**GIVEN INSTRUCTION:** Write out only the lines from the start of the entries up to and including the line with "var resNewton = [8.5e-6, 1.8e-9, 1.0e-12];"; please skip the pictures.

** begin DATASET EXCERPTS **

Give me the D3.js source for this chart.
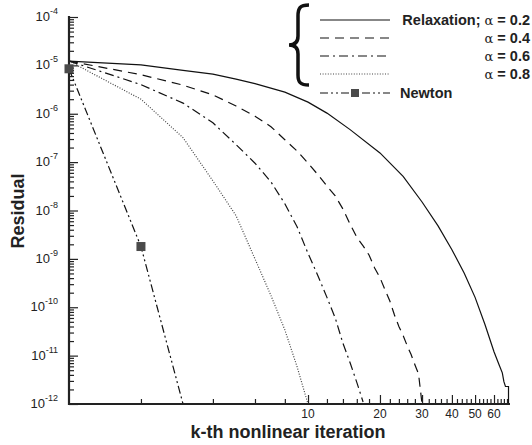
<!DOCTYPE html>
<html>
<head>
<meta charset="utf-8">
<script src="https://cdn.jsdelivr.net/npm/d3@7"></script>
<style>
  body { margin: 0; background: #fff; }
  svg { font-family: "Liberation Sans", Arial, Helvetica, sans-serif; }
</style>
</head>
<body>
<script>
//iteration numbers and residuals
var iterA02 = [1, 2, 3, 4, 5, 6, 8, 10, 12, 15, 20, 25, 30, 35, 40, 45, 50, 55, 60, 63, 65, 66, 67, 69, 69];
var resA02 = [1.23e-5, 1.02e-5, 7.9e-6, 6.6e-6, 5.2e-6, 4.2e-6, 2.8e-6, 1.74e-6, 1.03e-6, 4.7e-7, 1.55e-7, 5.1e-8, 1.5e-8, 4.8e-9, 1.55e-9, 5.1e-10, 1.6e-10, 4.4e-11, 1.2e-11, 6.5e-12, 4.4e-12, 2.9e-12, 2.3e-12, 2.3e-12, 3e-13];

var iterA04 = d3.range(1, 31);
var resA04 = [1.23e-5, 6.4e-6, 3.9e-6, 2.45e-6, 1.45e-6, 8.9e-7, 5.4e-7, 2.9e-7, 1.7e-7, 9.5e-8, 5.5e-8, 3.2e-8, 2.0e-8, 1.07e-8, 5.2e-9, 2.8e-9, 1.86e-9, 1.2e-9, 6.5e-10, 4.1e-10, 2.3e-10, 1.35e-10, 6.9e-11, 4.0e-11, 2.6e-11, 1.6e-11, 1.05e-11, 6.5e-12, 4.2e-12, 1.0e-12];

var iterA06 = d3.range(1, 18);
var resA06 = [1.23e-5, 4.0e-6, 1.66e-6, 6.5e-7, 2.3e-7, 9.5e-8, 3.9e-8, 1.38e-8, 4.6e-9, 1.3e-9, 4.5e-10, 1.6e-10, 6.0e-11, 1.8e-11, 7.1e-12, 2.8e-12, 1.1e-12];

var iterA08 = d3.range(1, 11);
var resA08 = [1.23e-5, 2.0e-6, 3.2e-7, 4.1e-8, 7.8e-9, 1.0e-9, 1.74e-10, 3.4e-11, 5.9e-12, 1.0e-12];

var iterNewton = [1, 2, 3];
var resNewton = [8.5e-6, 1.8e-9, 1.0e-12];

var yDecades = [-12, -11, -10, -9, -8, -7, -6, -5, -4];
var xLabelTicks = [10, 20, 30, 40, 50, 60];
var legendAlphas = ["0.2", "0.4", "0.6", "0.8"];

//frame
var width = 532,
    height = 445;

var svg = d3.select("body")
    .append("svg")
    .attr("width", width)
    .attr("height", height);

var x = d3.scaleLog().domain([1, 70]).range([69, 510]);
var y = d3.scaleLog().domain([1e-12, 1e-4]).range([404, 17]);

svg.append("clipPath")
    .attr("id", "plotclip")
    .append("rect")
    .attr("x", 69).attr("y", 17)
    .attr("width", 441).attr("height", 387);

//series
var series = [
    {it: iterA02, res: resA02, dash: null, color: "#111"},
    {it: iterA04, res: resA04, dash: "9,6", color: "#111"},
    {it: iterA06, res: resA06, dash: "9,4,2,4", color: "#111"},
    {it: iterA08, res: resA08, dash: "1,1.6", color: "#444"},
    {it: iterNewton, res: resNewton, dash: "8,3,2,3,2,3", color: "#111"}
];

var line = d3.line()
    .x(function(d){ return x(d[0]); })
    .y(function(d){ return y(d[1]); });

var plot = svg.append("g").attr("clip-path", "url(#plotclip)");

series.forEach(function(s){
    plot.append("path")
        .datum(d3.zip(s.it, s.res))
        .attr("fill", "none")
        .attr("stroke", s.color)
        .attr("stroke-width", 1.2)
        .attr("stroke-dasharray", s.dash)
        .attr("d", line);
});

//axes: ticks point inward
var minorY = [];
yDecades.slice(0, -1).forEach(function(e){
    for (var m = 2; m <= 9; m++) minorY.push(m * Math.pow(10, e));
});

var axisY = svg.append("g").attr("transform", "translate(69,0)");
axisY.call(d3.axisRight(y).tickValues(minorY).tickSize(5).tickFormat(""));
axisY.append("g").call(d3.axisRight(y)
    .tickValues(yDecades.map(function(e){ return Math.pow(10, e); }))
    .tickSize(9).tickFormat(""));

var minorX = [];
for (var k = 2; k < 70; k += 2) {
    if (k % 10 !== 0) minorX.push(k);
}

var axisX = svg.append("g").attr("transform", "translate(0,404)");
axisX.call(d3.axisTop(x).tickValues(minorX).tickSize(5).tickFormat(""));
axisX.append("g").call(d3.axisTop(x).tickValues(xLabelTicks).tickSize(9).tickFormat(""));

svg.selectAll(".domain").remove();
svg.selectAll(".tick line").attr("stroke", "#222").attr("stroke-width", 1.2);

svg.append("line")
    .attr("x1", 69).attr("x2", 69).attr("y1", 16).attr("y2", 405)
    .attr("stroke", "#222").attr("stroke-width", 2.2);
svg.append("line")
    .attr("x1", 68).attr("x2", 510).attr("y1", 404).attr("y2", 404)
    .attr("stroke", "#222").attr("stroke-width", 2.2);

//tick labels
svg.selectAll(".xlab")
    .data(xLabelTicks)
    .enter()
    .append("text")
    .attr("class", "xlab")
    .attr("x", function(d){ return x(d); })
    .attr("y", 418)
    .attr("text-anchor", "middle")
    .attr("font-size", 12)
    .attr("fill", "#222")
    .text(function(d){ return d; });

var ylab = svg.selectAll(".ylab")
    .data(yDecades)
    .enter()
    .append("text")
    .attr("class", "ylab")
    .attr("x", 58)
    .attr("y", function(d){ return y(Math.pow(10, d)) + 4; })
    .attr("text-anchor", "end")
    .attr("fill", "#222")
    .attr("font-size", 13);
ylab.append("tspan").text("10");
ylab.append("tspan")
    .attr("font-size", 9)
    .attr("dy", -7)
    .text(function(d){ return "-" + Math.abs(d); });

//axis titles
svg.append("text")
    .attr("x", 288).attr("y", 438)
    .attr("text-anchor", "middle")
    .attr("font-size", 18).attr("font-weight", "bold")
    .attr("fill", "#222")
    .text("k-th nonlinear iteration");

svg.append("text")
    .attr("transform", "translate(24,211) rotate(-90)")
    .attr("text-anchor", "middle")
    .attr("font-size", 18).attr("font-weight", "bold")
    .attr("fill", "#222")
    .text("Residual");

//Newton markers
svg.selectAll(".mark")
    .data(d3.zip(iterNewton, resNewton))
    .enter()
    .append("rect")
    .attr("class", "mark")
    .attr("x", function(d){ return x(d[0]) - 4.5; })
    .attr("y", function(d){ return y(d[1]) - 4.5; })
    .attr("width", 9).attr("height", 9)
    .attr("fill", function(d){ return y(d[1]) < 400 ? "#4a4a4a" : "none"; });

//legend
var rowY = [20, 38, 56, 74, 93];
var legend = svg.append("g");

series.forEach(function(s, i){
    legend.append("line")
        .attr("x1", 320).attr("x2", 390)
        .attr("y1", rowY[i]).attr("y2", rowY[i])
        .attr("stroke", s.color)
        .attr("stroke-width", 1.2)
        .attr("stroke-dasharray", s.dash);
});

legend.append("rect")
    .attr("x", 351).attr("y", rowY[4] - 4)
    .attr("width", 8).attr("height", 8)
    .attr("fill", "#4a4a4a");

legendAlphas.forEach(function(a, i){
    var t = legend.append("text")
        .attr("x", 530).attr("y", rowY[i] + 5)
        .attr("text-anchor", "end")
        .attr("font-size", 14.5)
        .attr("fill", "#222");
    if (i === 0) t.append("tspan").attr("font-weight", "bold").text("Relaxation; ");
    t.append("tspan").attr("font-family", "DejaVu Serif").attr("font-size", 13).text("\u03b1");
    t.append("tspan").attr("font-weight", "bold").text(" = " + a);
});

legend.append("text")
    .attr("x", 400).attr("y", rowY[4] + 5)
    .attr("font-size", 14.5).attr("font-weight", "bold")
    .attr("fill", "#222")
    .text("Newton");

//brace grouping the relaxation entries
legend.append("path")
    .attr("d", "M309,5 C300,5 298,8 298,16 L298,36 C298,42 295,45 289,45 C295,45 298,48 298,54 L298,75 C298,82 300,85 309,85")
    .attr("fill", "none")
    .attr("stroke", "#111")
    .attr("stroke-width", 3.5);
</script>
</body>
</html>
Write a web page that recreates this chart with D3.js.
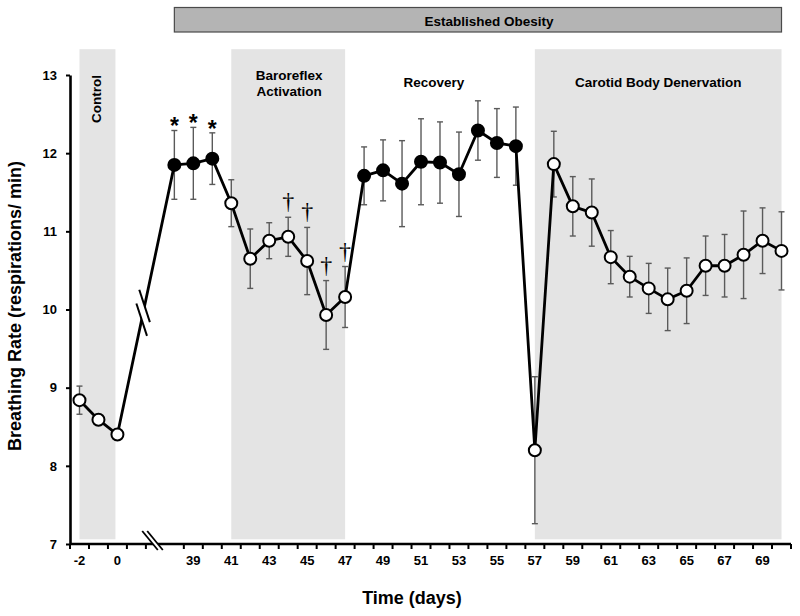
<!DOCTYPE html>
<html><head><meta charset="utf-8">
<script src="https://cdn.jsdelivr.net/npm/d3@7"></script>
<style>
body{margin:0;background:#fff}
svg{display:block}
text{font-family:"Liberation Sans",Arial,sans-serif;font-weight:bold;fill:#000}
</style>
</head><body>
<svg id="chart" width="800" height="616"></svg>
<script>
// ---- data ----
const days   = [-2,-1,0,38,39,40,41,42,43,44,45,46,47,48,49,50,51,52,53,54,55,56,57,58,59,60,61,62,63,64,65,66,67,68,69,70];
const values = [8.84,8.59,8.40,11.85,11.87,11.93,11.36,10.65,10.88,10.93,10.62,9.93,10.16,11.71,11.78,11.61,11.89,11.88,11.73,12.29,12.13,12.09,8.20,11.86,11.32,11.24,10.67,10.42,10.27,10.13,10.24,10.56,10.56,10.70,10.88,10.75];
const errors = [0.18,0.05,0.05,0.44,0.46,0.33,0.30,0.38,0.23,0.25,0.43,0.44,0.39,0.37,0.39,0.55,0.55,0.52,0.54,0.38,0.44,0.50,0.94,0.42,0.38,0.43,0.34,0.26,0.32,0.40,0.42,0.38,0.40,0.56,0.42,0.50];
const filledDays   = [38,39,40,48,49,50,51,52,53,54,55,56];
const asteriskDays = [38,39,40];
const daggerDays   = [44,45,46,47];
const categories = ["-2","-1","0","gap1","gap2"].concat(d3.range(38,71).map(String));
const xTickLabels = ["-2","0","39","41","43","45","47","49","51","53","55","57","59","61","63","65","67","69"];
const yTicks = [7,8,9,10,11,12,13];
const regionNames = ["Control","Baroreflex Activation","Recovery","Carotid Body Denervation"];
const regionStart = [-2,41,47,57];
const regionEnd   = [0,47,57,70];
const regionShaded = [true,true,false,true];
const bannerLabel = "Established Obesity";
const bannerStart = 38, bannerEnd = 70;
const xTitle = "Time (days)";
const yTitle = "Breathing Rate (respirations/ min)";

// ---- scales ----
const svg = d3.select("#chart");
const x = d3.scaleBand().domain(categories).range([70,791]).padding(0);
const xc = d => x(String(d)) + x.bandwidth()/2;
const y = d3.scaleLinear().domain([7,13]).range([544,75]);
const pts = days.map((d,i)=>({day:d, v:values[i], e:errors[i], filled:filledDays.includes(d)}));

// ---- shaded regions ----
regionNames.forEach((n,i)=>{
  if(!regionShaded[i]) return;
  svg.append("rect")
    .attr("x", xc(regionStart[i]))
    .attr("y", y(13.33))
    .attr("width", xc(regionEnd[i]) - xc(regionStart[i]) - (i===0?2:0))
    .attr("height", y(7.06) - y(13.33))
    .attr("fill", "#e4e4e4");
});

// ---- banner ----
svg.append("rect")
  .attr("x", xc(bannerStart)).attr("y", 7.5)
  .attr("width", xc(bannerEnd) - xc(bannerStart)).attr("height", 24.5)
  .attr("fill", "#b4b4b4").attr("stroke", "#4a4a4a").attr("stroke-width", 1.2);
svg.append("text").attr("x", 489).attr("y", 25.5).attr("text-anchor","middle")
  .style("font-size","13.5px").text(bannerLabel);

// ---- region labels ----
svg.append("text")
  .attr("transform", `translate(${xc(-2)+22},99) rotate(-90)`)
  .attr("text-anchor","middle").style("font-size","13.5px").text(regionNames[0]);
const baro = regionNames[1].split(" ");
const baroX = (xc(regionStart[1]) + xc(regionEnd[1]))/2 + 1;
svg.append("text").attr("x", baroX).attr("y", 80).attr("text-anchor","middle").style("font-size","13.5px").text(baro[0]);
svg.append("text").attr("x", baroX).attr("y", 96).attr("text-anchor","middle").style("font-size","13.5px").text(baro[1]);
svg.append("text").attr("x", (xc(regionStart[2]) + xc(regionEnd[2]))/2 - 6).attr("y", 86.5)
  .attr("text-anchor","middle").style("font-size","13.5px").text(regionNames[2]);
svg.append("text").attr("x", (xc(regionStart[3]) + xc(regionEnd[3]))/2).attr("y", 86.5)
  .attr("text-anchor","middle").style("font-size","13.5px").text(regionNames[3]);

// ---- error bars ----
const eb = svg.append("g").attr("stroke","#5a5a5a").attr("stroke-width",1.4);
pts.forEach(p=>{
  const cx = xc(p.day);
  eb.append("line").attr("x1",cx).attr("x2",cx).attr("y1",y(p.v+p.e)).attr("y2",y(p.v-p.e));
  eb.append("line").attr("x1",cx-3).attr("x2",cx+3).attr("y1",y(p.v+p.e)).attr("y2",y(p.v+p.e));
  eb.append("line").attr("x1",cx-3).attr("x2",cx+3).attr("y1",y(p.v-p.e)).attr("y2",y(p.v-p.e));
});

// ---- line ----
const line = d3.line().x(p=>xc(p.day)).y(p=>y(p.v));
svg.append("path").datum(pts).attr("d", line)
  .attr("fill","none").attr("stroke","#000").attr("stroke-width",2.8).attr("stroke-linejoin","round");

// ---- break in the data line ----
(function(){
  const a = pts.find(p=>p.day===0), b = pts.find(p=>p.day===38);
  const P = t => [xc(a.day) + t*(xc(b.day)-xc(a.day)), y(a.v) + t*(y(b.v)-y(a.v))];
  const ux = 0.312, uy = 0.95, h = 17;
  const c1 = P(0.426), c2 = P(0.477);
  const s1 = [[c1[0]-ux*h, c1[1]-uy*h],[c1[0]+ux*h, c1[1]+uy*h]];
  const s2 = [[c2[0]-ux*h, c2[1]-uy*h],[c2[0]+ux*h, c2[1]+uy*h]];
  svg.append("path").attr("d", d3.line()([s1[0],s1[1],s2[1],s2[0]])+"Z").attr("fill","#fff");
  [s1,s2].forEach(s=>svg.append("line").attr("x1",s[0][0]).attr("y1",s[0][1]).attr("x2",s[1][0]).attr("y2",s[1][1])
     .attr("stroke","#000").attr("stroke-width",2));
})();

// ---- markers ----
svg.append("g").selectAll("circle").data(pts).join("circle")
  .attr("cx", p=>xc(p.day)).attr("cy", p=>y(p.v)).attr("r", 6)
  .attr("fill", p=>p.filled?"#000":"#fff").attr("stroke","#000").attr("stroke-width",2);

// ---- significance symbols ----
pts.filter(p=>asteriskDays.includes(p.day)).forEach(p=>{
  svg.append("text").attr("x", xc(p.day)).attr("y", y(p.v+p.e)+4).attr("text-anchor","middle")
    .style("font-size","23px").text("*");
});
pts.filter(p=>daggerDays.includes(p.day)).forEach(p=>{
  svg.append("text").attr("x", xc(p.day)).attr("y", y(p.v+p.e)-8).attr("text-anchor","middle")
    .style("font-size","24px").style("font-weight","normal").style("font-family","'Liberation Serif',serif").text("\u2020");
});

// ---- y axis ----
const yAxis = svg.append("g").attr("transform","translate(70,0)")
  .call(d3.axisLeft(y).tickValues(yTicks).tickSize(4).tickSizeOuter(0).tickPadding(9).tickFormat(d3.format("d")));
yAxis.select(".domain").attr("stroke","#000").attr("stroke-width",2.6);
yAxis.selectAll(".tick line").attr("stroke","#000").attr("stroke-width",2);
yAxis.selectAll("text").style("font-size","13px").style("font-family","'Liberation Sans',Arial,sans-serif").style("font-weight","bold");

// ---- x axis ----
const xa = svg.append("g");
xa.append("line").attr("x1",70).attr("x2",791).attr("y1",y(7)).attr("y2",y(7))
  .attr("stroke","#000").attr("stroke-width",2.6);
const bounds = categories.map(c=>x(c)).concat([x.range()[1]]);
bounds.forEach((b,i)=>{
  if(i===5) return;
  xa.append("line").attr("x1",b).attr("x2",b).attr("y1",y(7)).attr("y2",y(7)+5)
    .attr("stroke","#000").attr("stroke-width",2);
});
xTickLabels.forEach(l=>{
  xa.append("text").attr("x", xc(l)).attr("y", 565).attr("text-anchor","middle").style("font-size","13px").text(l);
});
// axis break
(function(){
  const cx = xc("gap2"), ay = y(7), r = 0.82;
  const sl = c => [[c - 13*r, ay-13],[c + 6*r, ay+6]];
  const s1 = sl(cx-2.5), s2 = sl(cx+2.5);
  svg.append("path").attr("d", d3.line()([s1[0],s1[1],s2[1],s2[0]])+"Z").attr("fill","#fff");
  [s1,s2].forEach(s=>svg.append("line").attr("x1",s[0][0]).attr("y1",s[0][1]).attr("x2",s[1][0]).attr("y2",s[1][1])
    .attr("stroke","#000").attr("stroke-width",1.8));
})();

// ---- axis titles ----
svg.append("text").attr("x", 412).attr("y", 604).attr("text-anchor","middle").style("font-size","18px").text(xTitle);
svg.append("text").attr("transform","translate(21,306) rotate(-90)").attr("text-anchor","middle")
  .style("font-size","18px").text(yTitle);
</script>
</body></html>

** end DATASET EXCERPTS **

**RESPONSE:**
Give me the D3.js source for this chart.
<!DOCTYPE html>
<html>
<head>
<meta charset="utf-8">
<script src="https://cdn.jsdelivr.net/npm/d3@7"></script>
<style>
  body { margin: 0; background: #fff; }
  svg { font-family: "Liberation Sans", Arial, Helvetica, sans-serif; }
</style>
</head>
<body>
<script>
//iteration numbers and residuals
var iterA02 = [1, 2, 3, 4, 5, 6, 8, 10, 12, 15, 20, 25, 30, 35, 40, 45, 50, 55, 60, 63, 65, 66, 67, 69, 69];
var resA02 = [1.23e-5, 1.02e-5, 7.9e-6, 6.6e-6, 5.2e-6, 4.2e-6, 2.8e-6, 1.74e-6, 1.03e-6, 4.7e-7, 1.55e-7, 5.1e-8, 1.5e-8, 4.8e-9, 1.55e-9, 5.1e-10, 1.6e-10, 4.4e-11, 1.2e-11, 6.5e-12, 4.4e-12, 2.9e-12, 2.3e-12, 2.3e-12, 3e-13];

var iterA04 = d3.range(1, 31);
var resA04 = [1.23e-5, 6.4e-6, 3.9e-6, 2.45e-6, 1.45e-6, 8.9e-7, 5.4e-7, 2.9e-7, 1.7e-7, 9.5e-8, 5.5e-8, 3.2e-8, 2.0e-8, 1.07e-8, 5.2e-9, 2.8e-9, 1.86e-9, 1.2e-9, 6.5e-10, 4.1e-10, 2.3e-10, 1.35e-10, 6.9e-11, 4.0e-11, 2.6e-11, 1.6e-11, 1.05e-11, 6.5e-12, 4.2e-12, 1.0e-12];

var iterA06 = d3.range(1, 18);
var resA06 = [1.23e-5, 4.0e-6, 1.66e-6, 6.5e-7, 2.3e-7, 9.5e-8, 3.9e-8, 1.38e-8, 4.6e-9, 1.3e-9, 4.5e-10, 1.6e-10, 6.0e-11, 1.8e-11, 7.1e-12, 2.8e-12, 1.1e-12];

var iterA08 = d3.range(1, 11);
var resA08 = [1.23e-5, 2.0e-6, 3.2e-7, 4.1e-8, 7.8e-9, 1.0e-9, 1.74e-10, 3.4e-11, 5.9e-12, 1.0e-12];

var iterNewton = [1, 2, 3];
var resNewton = [8.5e-6, 1.8e-9, 1.0e-12];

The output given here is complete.